= Riphath =

Biblical figure
Riphath (Hebrew: ריפת) was great-grandson of Noah, grandson of Japheth, son of Gomer (Japheth's eldest), younger brother of Ashkenaz, and older brother of Togarmah according to the Table of Nations in the Hebrew Bible (). The name appears in some copies of 1 Chronicles as "Diphath", due to the similarities of the characters resh and dalet in the Hebrew and Aramaic alphabets.

==Analysis==
His identity is "completely unknown."

He was supposed by Flavius Josephus to have been the ancestor of the "Riphatheans, now called Paphlagonians". Hippolytus of Rome made him the ancestor of the Sauromatians (as distinct from the "Sarmatians", whom he called descendants of Riphath's elder brother, Ashkenaz).

Riphath has often been connected with the Riphean Mountains of classical Greek geography, in whose foothills the Arimaspi (also called Arimphaei or Riphaeans) were said to live.

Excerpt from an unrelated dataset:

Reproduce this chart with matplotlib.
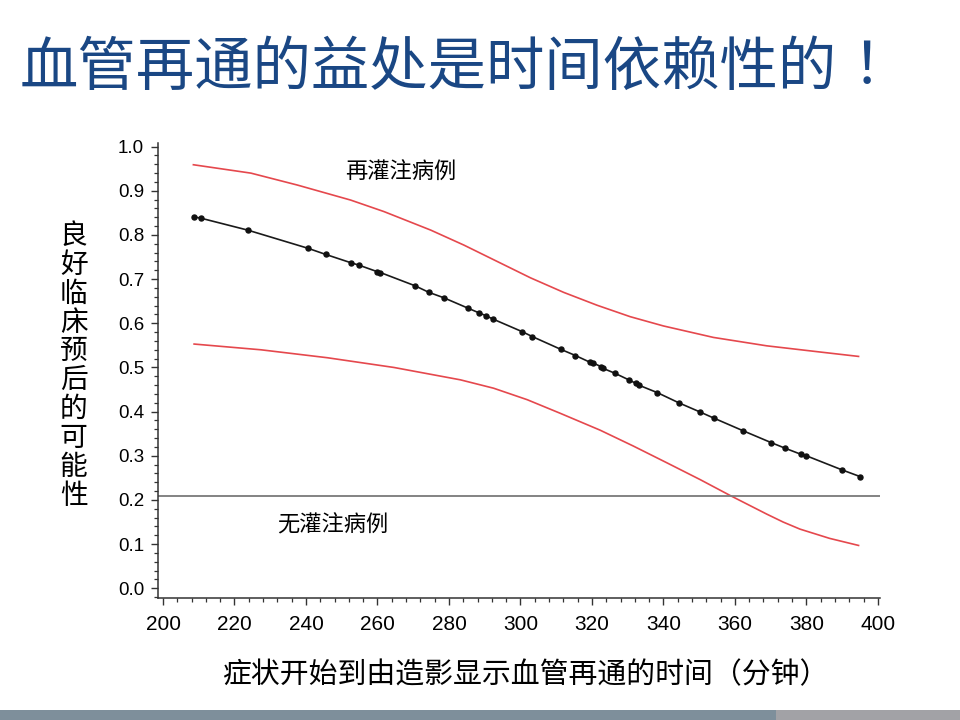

These generally regarded as the western branch of the Ural Mountains.

August Wilhelm Knobel proposed that Riphath begat the Celtic peoples, who according to Plutarch had crossed from the Riphaean Mountains while en route to Northern Europe. Smith's Bible Dictionary also forwards Knobel's notion that the Carpathian Mountains "in the northeast of Dacia" is the site of the Riphath or Riphean Mountains.

Some versions of the Middle Irish work Lebor Gabála Érenn give as an alternate name "Riphath Scot" son of Gomer, in place of Fenius Farsa, as a Scythian ancestor of the Goidels.